** start RECORDED DATA **
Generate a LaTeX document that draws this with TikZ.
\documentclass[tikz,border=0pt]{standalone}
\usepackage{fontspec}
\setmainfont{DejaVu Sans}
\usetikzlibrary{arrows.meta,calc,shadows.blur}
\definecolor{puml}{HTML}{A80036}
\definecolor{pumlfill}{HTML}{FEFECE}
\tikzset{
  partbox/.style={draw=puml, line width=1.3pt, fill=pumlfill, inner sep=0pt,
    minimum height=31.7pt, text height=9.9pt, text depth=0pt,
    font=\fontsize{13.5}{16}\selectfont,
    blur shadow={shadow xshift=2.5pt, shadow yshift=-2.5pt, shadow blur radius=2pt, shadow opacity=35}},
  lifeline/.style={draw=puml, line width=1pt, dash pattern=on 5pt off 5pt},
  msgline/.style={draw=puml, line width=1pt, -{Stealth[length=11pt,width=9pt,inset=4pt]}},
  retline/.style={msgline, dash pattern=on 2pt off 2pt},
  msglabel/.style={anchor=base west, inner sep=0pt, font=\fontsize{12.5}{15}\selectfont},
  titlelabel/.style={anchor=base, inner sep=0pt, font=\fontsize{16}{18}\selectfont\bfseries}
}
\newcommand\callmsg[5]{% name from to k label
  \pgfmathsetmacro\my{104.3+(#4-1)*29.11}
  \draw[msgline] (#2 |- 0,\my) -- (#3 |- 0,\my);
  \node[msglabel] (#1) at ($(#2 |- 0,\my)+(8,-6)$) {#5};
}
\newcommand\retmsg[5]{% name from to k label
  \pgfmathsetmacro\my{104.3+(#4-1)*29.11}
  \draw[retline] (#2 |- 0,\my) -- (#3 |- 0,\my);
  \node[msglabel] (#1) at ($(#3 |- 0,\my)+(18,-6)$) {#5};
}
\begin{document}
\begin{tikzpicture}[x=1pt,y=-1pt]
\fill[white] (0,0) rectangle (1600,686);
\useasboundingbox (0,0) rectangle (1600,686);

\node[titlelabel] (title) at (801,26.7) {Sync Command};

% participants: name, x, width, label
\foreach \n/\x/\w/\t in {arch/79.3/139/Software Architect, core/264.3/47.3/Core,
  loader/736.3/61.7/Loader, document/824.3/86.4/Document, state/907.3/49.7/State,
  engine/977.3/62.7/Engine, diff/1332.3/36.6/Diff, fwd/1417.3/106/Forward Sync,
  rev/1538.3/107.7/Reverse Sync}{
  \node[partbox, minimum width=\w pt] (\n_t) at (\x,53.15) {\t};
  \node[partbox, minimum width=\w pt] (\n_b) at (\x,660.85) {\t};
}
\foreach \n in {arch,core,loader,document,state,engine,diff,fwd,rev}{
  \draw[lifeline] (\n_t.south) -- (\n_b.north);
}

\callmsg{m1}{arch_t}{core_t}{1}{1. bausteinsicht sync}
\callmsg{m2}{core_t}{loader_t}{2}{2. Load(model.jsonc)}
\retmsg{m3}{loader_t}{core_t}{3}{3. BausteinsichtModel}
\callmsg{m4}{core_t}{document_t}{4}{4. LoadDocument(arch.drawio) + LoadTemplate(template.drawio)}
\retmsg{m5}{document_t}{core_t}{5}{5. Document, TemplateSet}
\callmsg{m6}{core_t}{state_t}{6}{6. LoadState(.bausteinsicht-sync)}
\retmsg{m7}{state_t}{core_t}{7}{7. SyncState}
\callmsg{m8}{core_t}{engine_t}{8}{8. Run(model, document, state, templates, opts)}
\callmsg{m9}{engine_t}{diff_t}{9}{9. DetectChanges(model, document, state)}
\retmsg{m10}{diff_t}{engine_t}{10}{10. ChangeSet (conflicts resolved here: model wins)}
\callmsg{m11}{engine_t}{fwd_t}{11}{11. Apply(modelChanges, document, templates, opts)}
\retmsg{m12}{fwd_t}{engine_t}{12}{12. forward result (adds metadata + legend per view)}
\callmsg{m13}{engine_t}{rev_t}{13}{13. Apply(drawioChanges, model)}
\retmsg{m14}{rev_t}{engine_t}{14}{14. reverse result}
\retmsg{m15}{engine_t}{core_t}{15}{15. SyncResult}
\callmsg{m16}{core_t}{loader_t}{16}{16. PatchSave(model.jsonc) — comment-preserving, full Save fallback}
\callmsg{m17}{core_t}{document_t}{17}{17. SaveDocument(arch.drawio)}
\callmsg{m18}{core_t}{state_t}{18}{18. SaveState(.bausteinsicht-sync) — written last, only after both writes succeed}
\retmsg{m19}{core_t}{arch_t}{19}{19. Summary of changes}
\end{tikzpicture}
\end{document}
** end RECORDED DATA **
→ **REQUIREMENTS**
Return all of the data precisely as it appears.

→ **ANSWER TO THIS EXERCISE**
Generate a LaTeX document that draws this with TikZ.
\documentclass[tikz,border=0pt]{standalone}
\usepackage{fontspec}
\setmainfont{DejaVu Sans}
\usetikzlibrary{arrows.meta,calc,shadows.blur}
\definecolor{puml}{HTML}{A80036}
\definecolor{pumlfill}{HTML}{FEFECE}
\tikzset{
  partbox/.style={draw=puml, line width=1.3pt, fill=pumlfill, inner sep=0pt,
    minimum height=31.7pt, text height=9.9pt, text depth=0pt,
    font=\fontsize{13.5}{16}\selectfont,
    blur shadow={shadow xshift=2.5pt, shadow yshift=-2.5pt, shadow blur radius=2pt, shadow opacity=35}},
  lifeline/.style={draw=puml, line width=1pt, dash pattern=on 5pt off 5pt},
  msgline/.style={draw=puml, line width=1pt, -{Stealth[length=11pt,width=9pt,inset=4pt]}},
  retline/.style={msgline, dash pattern=on 2pt off 2pt},
  msglabel/.style={anchor=base west, inner sep=0pt, font=\fontsize{12.5}{15}\selectfont},
  titlelabel/.style={anchor=base, inner sep=0pt, font=\fontsize{16}{18}\selectfont\bfseries}
}
\newcommand\callmsg[5]{% name from to k label
  \pgfmathsetmacro\my{104.3+(#4-1)*29.11}
  \draw[msgline] (#2 |- 0,\my) -- (#3 |- 0,\my);
  \node[msglabel] (#1) at ($(#2 |- 0,\my)+(8,-6)$) {#5};
}
\newcommand\retmsg[5]{% name from to k label
  \pgfmathsetmacro\my{104.3+(#4-1)*29.11}
  \draw[retline] (#2 |- 0,\my) -- (#3 |- 0,\my);
  \node[msglabel] (#1) at ($(#3 |- 0,\my)+(18,-6)$) {#5};
}
\begin{document}
\begin{tikzpicture}[x=1pt,y=-1pt]
\fill[white] (0,0) rectangle (1600,686);
\useasboundingbox (0,0) rectangle (1600,686);

\node[titlelabel] (title) at (801,26.7) {Sync Command};

% participants: name, x, width, label
\foreach \n/\x/\w/\t in {arch/79.3/139/Software Architect, core/264.3/47.3/Core,
  loader/736.3/61.7/Loader, document/824.3/86.4/Document, state/907.3/49.7/State,
  engine/977.3/62.7/Engine, diff/1332.3/36.6/Diff, fwd/1417.3/106/Forward Sync,
  rev/1538.3/107.7/Reverse Sync}{
  \node[partbox, minimum width=\w pt] (\n_t) at (\x,53.15) {\t};
  \node[partbox, minimum width=\w pt] (\n_b) at (\x,660.85) {\t};
}
\foreach \n in {arch,core,loader,document,state,engine,diff,fwd,rev}{
  \draw[lifeline] (\n_t.south) -- (\n_b.north);
}

\callmsg{m1}{arch_t}{core_t}{1}{1. bausteinsicht sync}
\callmsg{m2}{core_t}{loader_t}{2}{2. Load(model.jsonc)}
\retmsg{m3}{loader_t}{core_t}{3}{3. BausteinsichtModel}
\callmsg{m4}{core_t}{document_t}{4}{4. LoadDocument(arch.drawio) + LoadTemplate(template.drawio)}
\retmsg{m5}{document_t}{core_t}{5}{5. Document, TemplateSet}
\callmsg{m6}{core_t}{state_t}{6}{6. LoadState(.bausteinsicht-sync)}
\retmsg{m7}{state_t}{core_t}{7}{7. SyncState}
\callmsg{m8}{core_t}{engine_t}{8}{8. Run(model, document, state, templates, opts)}
\callmsg{m9}{engine_t}{diff_t}{9}{9. DetectChanges(model, document, state)}
\retmsg{m10}{diff_t}{engine_t}{10}{10. ChangeSet (conflicts resolved here: model wins)}
\callmsg{m11}{engine_t}{fwd_t}{11}{11. Apply(modelChanges, document, templates, opts)}
\retmsg{m12}{fwd_t}{engine_t}{12}{12. forward result (adds metadata + legend per view)}
\callmsg{m13}{engine_t}{rev_t}{13}{13. Apply(drawioChanges, model)}
\retmsg{m14}{rev_t}{engine_t}{14}{14. reverse result}
\retmsg{m15}{engine_t}{core_t}{15}{15. SyncResult}
\callmsg{m16}{core_t}{loader_t}{16}{16. PatchSave(model.jsonc) — comment-preserving, full Save fallback}
\callmsg{m17}{core_t}{document_t}{17}{17. SaveDocument(arch.drawio)}
\callmsg{m18}{core_t}{state_t}{18}{18. SaveState(.bausteinsicht-sync) — written last, only after both writes succeed}
\retmsg{m19}{core_t}{arch_t}{19}{19. Summary of changes}
\end{tikzpicture}
\end{document}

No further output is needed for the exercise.